State regulators have threatened to kick a New York City energy marketing company out of the state after receiving complaints of misleading sales practices,.
Family Energy is the second energy sales company to come under scrutiny in the past two months from the Public Service Commission for allegedly fraudulent or misleading sales tactics. The PSC voted Thursday to give the company two weeks to justify its eligibility to operate in the state.
The other company under scrutiny, Liberty Power of Ft. Lauderdale, Fla., was also told Thursday that it must immediately cease door-to-door sales pending a commission decision on how to better regulate the company.
The crackdown comes as the PSC’s five-member board and staff work on new rules for the retail energy market. Dozens of energy marketing businesses operate in the state, selling natural gas and electricity to utility customers. In the late 1990s, the commission restructured the wholesale energy markets to allow the companies – known as energy service companies, or ESCOs – to sell gas and electricity normally sold by utilities. Supply and delivery costs each make up half of the typical utility bill.

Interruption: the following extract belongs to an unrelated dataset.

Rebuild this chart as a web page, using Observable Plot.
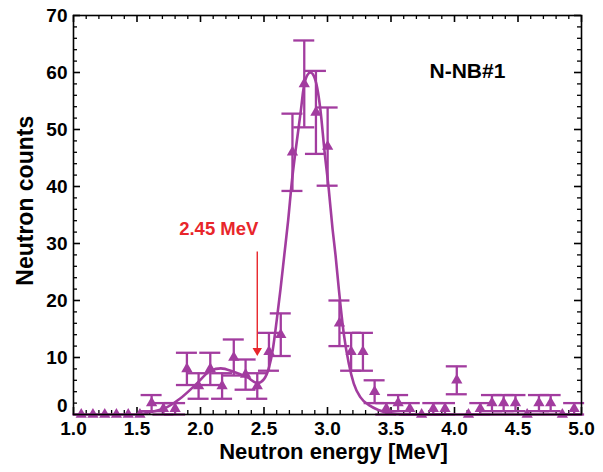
<!DOCTYPE html>
<html><head><meta charset="utf-8">
<script src="https://cdn.jsdelivr.net/npm/d3@7"></script>
<script src="https://cdn.jsdelivr.net/npm/@observablehq/plot@0.6"></script>
<style>
body{margin:0;background:#fff;}
svg{font-family:"Liberation Sans",Arial,Helvetica,sans-serif;}
</style>
</head><body><div id="chart"></div>
<script>
// Measured spectrum (bin centre energy, counts, error)
const energy = [1.061,1.153,1.246,1.338,1.431,1.523,1.615,1.708,1.800,1.893,1.985,2.077,2.170,2.262,2.355,2.447,2.539,2.632,2.724,2.817,2.909,3.001,3.094,3.186,3.279,3.371,3.463,3.556,3.648,3.741,3.833,3.925,4.018,4.110,4.203,4.295,4.387,4.480,4.572,4.665,4.757,4.849,4.942];
const counts = [0,0,0,0,0,0,2,1,1,8,5,8,5,10,7,5,11,14,46,58,53,47,16,11,11,4,1,2,1,0,1,1,6,0,1,2,2,2,0,2,2,0,1];
const errors = [0,0,0,0,0,0,1.41,1,1,2.83,2.24,2.83,2.24,3.16,2.65,2.24,3.32,3.74,6.78,7.62,7.28,6.86,4,3.32,3.32,2,1,1.41,1,0,1,1,2.45,0,1,1.41,1.41,1.41,0,1.41,1.41,0,1];
// Fit curve
const fitEnergy = [1.00,1.50,1.60,1.71,1.84,1.97,2.08,2.16,2.26,2.37,2.45,2.50,2.54,2.57,2.60,2.63,2.66,2.69,2.72,2.75,2.79,2.81,2.84,2.866,2.89,2.92,2.945,2.976,3.01,3.04,3.063,3.09,3.128,3.168,3.207,3.26,3.33,3.40,3.50,3.60,5.00];
const fitCounts = [0,0,0.4,1.0,2.8,5.4,7.7,8.1,7.5,6.5,5.5,6.2,8.3,11.5,16.5,22,28,34,41,46.5,53.3,57,59.5,60,59.5,57.2,53.3,46.3,39.5,32.5,28,21.8,14.2,8.9,5.4,3.0,1.6,0.8,0.2,0,0];
// Axis ticks
const xMajorTicks = [1.0,1.5,2.0,2.5,3.0,3.5,4.0,4.5,5.0];
const xMinorTicks = [1.1,1.2,1.3,1.4,1.6,1.7,1.8,1.9,2.1,2.2,2.3,2.4,2.6,2.7,2.8,2.9,3.1,3.2,3.3,3.4,3.6,3.7,3.8,3.9,4.1,4.2,4.3,4.4,4.6,4.7,4.8,4.9];
const yMajorTicks = [0,10,20,30,40,50,60,70];
const yMinorTicks = [2,4,6,8,12,14,16,18,22,24,26,28,32,34,36,38,42,44,46,48,52,54,56,58,62,64,66,68];
const xTitle = "Neutron energy [MeV]";
const yTitle = "Neutron counts";
const seriesLabel = "N-NB#1";
const markerLabel = "2.45 MeV";
const markerEnergy = 2.447;

const purple = "#a23c9f";
const red = "#e8262b";
const W = 603, H = 472, mT = 15, mR = 22, mB = 58, mL = 73;
const fw = W - mL - mR, fh = H - mT - mB;

const points = energy.map((x, i) => ({x, y: counts[i], e: errors[i]}));
const withErr = points.filter(d => d.e > 0);
const fit = fitEnergy.map((x, i) => ({x, y: fitCounts[i]}));
const bold = {fontWeight: "bold", fill: "black"};

const chart = Plot.plot({
  width: W, height: H,
  marginTop: mT, marginRight: mR, marginBottom: mB, marginLeft: mL,
  x: {domain: [1, 5], axis: null},
  y: {domain: [0, 70], axis: null},
  style: {background: "white", overflow: "visible"},
  marks: [
    // ticks (inward, on all four sides)
    Plot.tickX(xMinorTicks, {x: d => d, insetTop: fh - 4, stroke: "black", strokeWidth: 1.3}),
    Plot.tickX(xMinorTicks, {x: d => d, insetBottom: fh - 4, stroke: "black", strokeWidth: 1.3}),
    Plot.tickX(xMajorTicks, {x: d => d, insetTop: fh - 7, stroke: "black", strokeWidth: 1.6}),
    Plot.tickX(xMajorTicks, {x: d => d, insetBottom: fh - 7, stroke: "black", strokeWidth: 1.6}),
    Plot.tickY(yMinorTicks, {y: d => d, insetRight: fw - 4, stroke: "black", strokeWidth: 1.3}),
    Plot.tickY(yMinorTicks, {y: d => d, insetLeft: fw - 4, stroke: "black", strokeWidth: 1.3}),
    Plot.tickY(yMajorTicks, {y: d => d, insetRight: fw - 7, stroke: "black", strokeWidth: 1.6}),
    Plot.tickY(yMajorTicks, {y: d => d, insetLeft: fw - 7, stroke: "black", strokeWidth: 1.6}),
    // tick labels
    Plot.text(xMajorTicks, {x: d => d, frameAnchor: "bottom", dy: 20, text: d => d.toFixed(1), fontSize: 19, ...bold}),
    Plot.text(yMajorTicks.filter(d => d > 0), {y: d => d, frameAnchor: "left", dx: -6, textAnchor: "end", text: d => String(d), fontSize: 19, ...bold}),
    Plot.text(yMajorTicks.filter(d => d === 0), {y: d => d, frameAnchor: "left", dx: -6, dy: -9, textAnchor: "end", text: d => String(d), fontSize: 19, ...bold}),
    // axis titles
    Plot.text([xTitle], {frameAnchor: "bottom", dy: 44, dx: 6, text: d => d, fontSize: 22, ...bold}),
    Plot.text([yTitle], {x: 0.622, y: 37.5, rotate: -90, text: d => d, fontSize: 23, ...bold}),
    // fit curve
    Plot.line(fit, {x: "x", y: "y", stroke: purple, strokeWidth: 2.6, curve: "monotone-x"}),
    // error bars
    Plot.ruleX(withErr, {x: "x", y1: d => d.y - d.e, y2: d => d.y + d.e, stroke: purple, strokeWidth: 2.3}),
    Plot.ruleY(withErr, {y: d => d.y + d.e, x1: "x", x2: "x", insetLeft: -10.5, insetRight: -10.5, stroke: purple, strokeWidth: 2.3}),
    Plot.ruleY(withErr, {y: d => d.y - d.e, x1: "x", x2: "x", insetLeft: -10.5, insetRight: -10.5, stroke: purple, strokeWidth: 2.3}),
    // data points
    Plot.dot(points, {x: "x", y: "y", symbol: "triangle", r: 4.2, fill: purple, stroke: "none"}),
    // 2.45 MeV marker
    Plot.ruleX([markerEnergy], {x: d => d, y1: 28.5, y2: 11.5, stroke: red, strokeWidth: 1.4}),
    Plot.dot([markerEnergy], {x: d => d, y: 11.2, symbol: "triangle", rotate: 180, r: 3.5, fill: red, stroke: "none"}),
    Plot.text([markerLabel], {x: 2.144, y: 32.6, text: d => d, fontSize: 18.5, fontWeight: "bold", fill: red}),
    Plot.text([seriesLabel], {x: 4.102, y: 60.2, text: d => d, fontSize: 21, ...bold}),
    Plot.frame({stroke: "black", strokeWidth: 1.6})
  ]
});
document.getElementById("chart").appendChild(chart);
</script>
</body></html>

It is not believed that any of the problems with Family Energy or Liberty Power occurred in the Capital Region, which is served mainly by National Grid.
The PSC said most of the complaints have come from downstate utility customers, mostly those served by Consolidated Edison, which is based in New York City.
In 2012, the panel received 93 complaints about Family Energy, compared to 40 the year before. Although all the complaints were eventually resolved, the PSC said the company’s salespeople have continued to violate the state rules governing business practices.
The PSC last amended its rules concerning ESCO marketing practices in 2008, although the commission is expected to make substantial changes later this year, especially to door-to-door sales practices.
Energy marketing companies typically go door-to-door during the summer months, using other companies that employ college students or recent graduates. The sales pitch is fairly easy, with only a few pieces of information being needed to switch a customer from his utility supply to an ESCO.
Many ESCOs promise lower supply costs, while others offer “green energy” plans that use hydro and wind power. Some plans offer fixed pricing favored by seniors on a fixed income.
PSC investigators have found that in some cases, door-to-door salespeople impersonate utility workers asking to correct bills. When the unsuspecting customer hands over a bill, the salesperson has enough information usually to switch the customer without his knowledge. The practice is called “slamming.”